Provided data:
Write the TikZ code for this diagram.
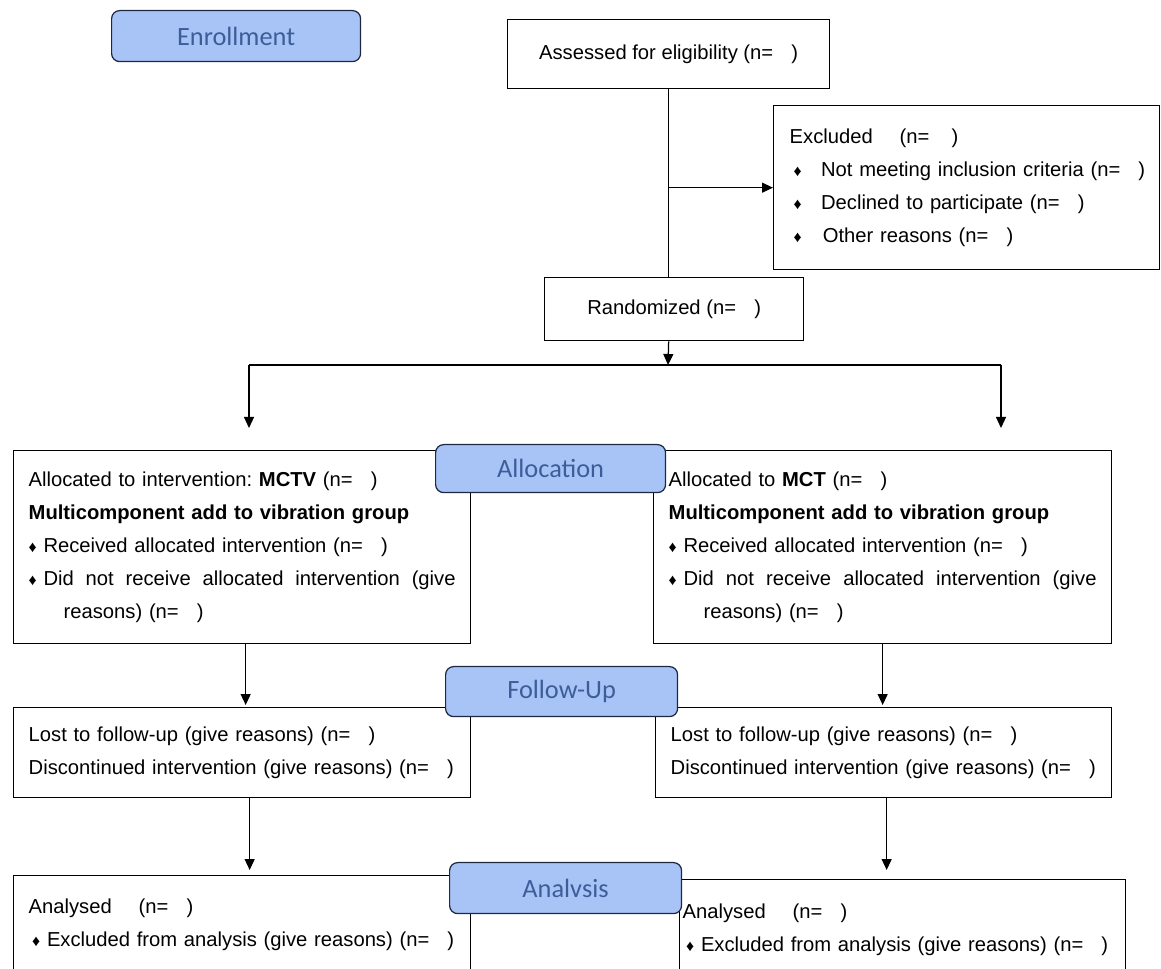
\documentclass[tikz,border=0pt]{standalone}
\usepackage{fontspec}
\setmainfont{Liberation Sans}
\newfontfamily\lblfont{Carlito}
\usetikzlibrary{arrows.meta}
\definecolor{lblfill}{HTML}{A8C4F7}
\definecolor{lbltext}{HTML}{3E5C98}
\definecolor{lbledge}{HTML}{1E2840}
\newcommand{\dia}{{\fontsize{9}{9}\selectfont ♦}}
\newcommand{\nn}{(n=\hspace{0.9em})}
\begin{document}
\begin{tikzpicture}[x=0.02cm,y=-0.02cm,
  box/.style={draw,line width=0.8pt,anchor=north west,inner xsep=0.3cm,inner ysep=0pt,
    align=left,font=\fontsize{11.5}{18.7}\selectfont},
  lbl/.style={draw=lbledge,line width=0.7pt,fill=lblfill,rounded corners=0.16cm,anchor=north west,
    text=lbltext,font=\lblfont\fontsize{15}{15}\selectfont},
  arr/.style={-{Triangle[length=0.22cm,width=0.2cm]},line width=0.7pt}]
\useasboundingbox (0,0) rectangle (1161,969);
% enrollment
\node[box,align=center,minimum width=6.44cm,minimum height=1.38cm] (assess) at (507,19) {\raisebox{-2pt}{Assessed for eligibility \nn}};
\node[box,inner xsep=0.1cm,text width=7.52cm,minimum height=3.28cm] (excl) at (773,105)
  {\hspace*{0.22cm}Excluded\hspace{1em} (n=\hspace{1.1em})\\
   \hspace*{0.3cm}\dia\hspace{11pt}Not meeting inclusion criteria \nn\\
   \hspace*{0.3cm}\dia\hspace{11pt}Declined to participate \nn\\
   \hspace*{0.3cm}\dia\hspace{12pt}Other reasons \nn};
\node[box,align=center,minimum width=5.18cm,minimum height=1.26cm] (rand) at (544,277) {Randomized \nn};
% allocation
\node[box,text width=8.54cm,minimum height=3.86cm] (allocL) at (13,450)
  {Allocated to intervention:\ \textbf{MCTV} \nn\\
   \textbf{Multicomponent add to vibration group}\\
   \dia\ Received allocated intervention \nn\\
   \dia\ Did\hfill not\hfill receive\hfill allocated\hfill intervention\hfill (give\\
   \hspace*{0.7cm}reasons) \nn};
\node[box,text width=8.56cm,minimum height=3.86cm] (allocR) at (653,450)
  {Allocated to \textbf{MCT} \nn\\
   \textbf{Multicomponent add to vibration group}\\
   \dia\ Received allocated intervention \nn\\
   \dia\ Did\hfill not\hfill receive\hfill allocated\hfill intervention\hfill (give\\
   \hspace*{0.7cm}reasons) \nn};
% follow-up
\node[box,text width=8.54cm,minimum height=1.8cm] (fuL) at (13,707)
  {Lost to follow-up (give reasons) \nn\\
   Discontinued intervention (give reasons) \nn};
\node[box,text width=8.52cm,minimum height=1.8cm] (fuR) at (655,707)
  {Lost to follow-up (give reasons) \nn\\
   Discontinued intervention (give reasons) \nn};
% analysis
\node[box,text width=8.54cm,minimum height=1.96cm] (anL) at (13,875)
  {Analysed\hspace{1em} \nn\\
   \hspace*{2pt}\dia\ Excluded from analysis (give reasons) \nn};
\node[box,inner xsep=0.06cm,text width=8.8cm,minimum height=2.02cm] (anR) at (679,879)
  {Analysed\hspace{1em} \nn\\
   \hspace*{2pt}\dia\ Excluded from analysis (give reasons) \nn};
% stage labels
\node[lbl,minimum width=4.98cm,minimum height=1.02cm] (enroll) at (111,10) {Enrollment};
\node[lbl,minimum width=4.6cm,minimum height=0.96cm] (allocLbl) at (435,444) {Allocation};
\node[lbl,minimum width=4.64cm,minimum height=1cm] (fuLbl) at (445,666) {Follow-Up};
\node[lbl,minimum width=4.64cm,minimum height=1.02cm] (anLbl) at (449,862) {Analvsis};
% connectors
\draw[line width=0.7pt] (assess.south) -- (assess.south |- rand.north);
\draw[arr] (assess.south |- excl.west) -- (excl.west);
\coordinate (split) at (668,365);
\coordinate (splitL) at (249,365);
\coordinate (splitR) at (1001,365);
\coordinate (tipL) at (249,428);
\coordinate (tipR) at (1001,428);
\draw[arr] (assess.south |- rand.south) -- (split);
\draw[line width=0.7pt] (splitL) -- (splitR);
\draw[arr] (splitL) -- (tipL);
\draw[arr] (splitR) -- (tipR);
\draw[arr] ([xshift=0.07cm]allocL.south) -- ([xshift=0.07cm,yshift=0.04cm]fuL.north);
\draw[arr] (allocR.south) -- ([yshift=0.04cm]allocR.south |- fuR.north);
\draw[arr] ([xshift=0.15cm]fuL.south) -- ([xshift=0.15cm,yshift=0.1cm]anL.north);
\draw[arr] ([xshift=0.06cm]fuR.south) -- ([xshift=0.06cm,yshift=0.18cm]fuR.south |- anR.north);
\end{tikzpicture}
\end{document}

Work to complete:
Would you set down the listing exactly, omitting pictures?

Correct answer:
Write the TikZ code for this diagram.
\documentclass[tikz,border=0pt]{standalone}
\usepackage{fontspec}
\setmainfont{Liberation Sans}
\newfontfamily\lblfont{Carlito}
\usetikzlibrary{arrows.meta}
\definecolor{lblfill}{HTML}{A8C4F7}
\definecolor{lbltext}{HTML}{3E5C98}
\definecolor{lbledge}{HTML}{1E2840}
\newcommand{\dia}{{\fontsize{9}{9}\selectfont ♦}}
\newcommand{\nn}{(n=\hspace{0.9em})}
\begin{document}
\begin{tikzpicture}[x=0.02cm,y=-0.02cm,
  box/.style={draw,line width=0.8pt,anchor=north west,inner xsep=0.3cm,inner ysep=0pt,
    align=left,font=\fontsize{11.5}{18.7}\selectfont},
  lbl/.style={draw=lbledge,line width=0.7pt,fill=lblfill,rounded corners=0.16cm,anchor=north west,
    text=lbltext,font=\lblfont\fontsize{15}{15}\selectfont},
  arr/.style={-{Triangle[length=0.22cm,width=0.2cm]},line width=0.7pt}]
\useasboundingbox (0,0) rectangle (1161,969);
% enrollment
\node[box,align=center,minimum width=6.44cm,minimum height=1.38cm] (assess) at (507,19) {\raisebox{-2pt}{Assessed for eligibility \nn}};
\node[box,inner xsep=0.1cm,text width=7.52cm,minimum height=3.28cm] (excl) at (773,105)
  {\hspace*{0.22cm}Excluded\hspace{1em} (n=\hspace{1.1em})\\
   \hspace*{0.3cm}\dia\hspace{11pt}Not meeting inclusion criteria \nn\\
   \hspace*{0.3cm}\dia\hspace{11pt}Declined to participate \nn\\
   \hspace*{0.3cm}\dia\hspace{12pt}Other reasons \nn};
\node[box,align=center,minimum width=5.18cm,minimum height=1.26cm] (rand) at (544,277) {Randomized \nn};
% allocation
\node[box,text width=8.54cm,minimum height=3.86cm] (allocL) at (13,450)
  {Allocated to intervention:\ \textbf{MCTV} \nn\\
   \textbf{Multicomponent add to vibration group}\\
   \dia\ Received allocated intervention \nn\\
   \dia\ Did\hfill not\hfill receive\hfill allocated\hfill intervention\hfill (give\\
   \hspace*{0.7cm}reasons) \nn};
\node[box,text width=8.56cm,minimum height=3.86cm] (allocR) at (653,450)
  {Allocated to \textbf{MCT} \nn\\
   \textbf{Multicomponent add to vibration group}\\
   \dia\ Received allocated intervention \nn\\
   \dia\ Did\hfill not\hfill receive\hfill allocated\hfill intervention\hfill (give\\
   \hspace*{0.7cm}reasons) \nn};
% follow-up
\node[box,text width=8.54cm,minimum height=1.8cm] (fuL) at (13,707)
  {Lost to follow-up (give reasons) \nn\\
   Discontinued intervention (give reasons) \nn};
\node[box,text width=8.52cm,minimum height=1.8cm] (fuR) at (655,707)
  {Lost to follow-up (give reasons) \nn\\
   Discontinued intervention (give reasons) \nn};
% analysis
\node[box,text width=8.54cm,minimum height=1.96cm] (anL) at (13,875)
  {Analysed\hspace{1em} \nn\\
   \hspace*{2pt}\dia\ Excluded from analysis (give reasons) \nn};
\node[box,inner xsep=0.06cm,text width=8.8cm,minimum height=2.02cm] (anR) at (679,879)
  {Analysed\hspace{1em} \nn\\
   \hspace*{2pt}\dia\ Excluded from analysis (give reasons) \nn};
% stage labels
\node[lbl,minimum width=4.98cm,minimum height=1.02cm] (enroll) at (111,10) {Enrollment};
\node[lbl,minimum width=4.6cm,minimum height=0.96cm] (allocLbl) at (435,444) {Allocation};
\node[lbl,minimum width=4.64cm,minimum height=1cm] (fuLbl) at (445,666) {Follow-Up};
\node[lbl,minimum width=4.64cm,minimum height=1.02cm] (anLbl) at (449,862) {Analvsis};
% connectors
\draw[line width=0.7pt] (assess.south) -- (assess.south |- rand.north);
\draw[arr] (assess.south |- excl.west) -- (excl.west);
\coordinate (split) at (668,365);
\coordinate (splitL) at (249,365);
\coordinate (splitR) at (1001,365);
\coordinate (tipL) at (249,428);
\coordinate (tipR) at (1001,428);
\draw[arr] (assess.south |- rand.south) -- (split);
\draw[line width=0.7pt] (splitL) -- (splitR);
\draw[arr] (splitL) -- (tipL);
\draw[arr] (splitR) -- (tipR);
\draw[arr] ([xshift=0.07cm]allocL.south) -- ([xshift=0.07cm,yshift=0.04cm]fuL.north);
\draw[arr] (allocR.south) -- ([yshift=0.04cm]allocR.south |- fuR.north);
\draw[arr] ([xshift=0.15cm]fuL.south) -- ([xshift=0.15cm,yshift=0.1cm]anL.north);
\draw[arr] ([xshift=0.06cm]fuR.south) -- ([xshift=0.06cm,yshift=0.18cm]fuR.south |- anR.north);
\end{tikzpicture}
\end{document}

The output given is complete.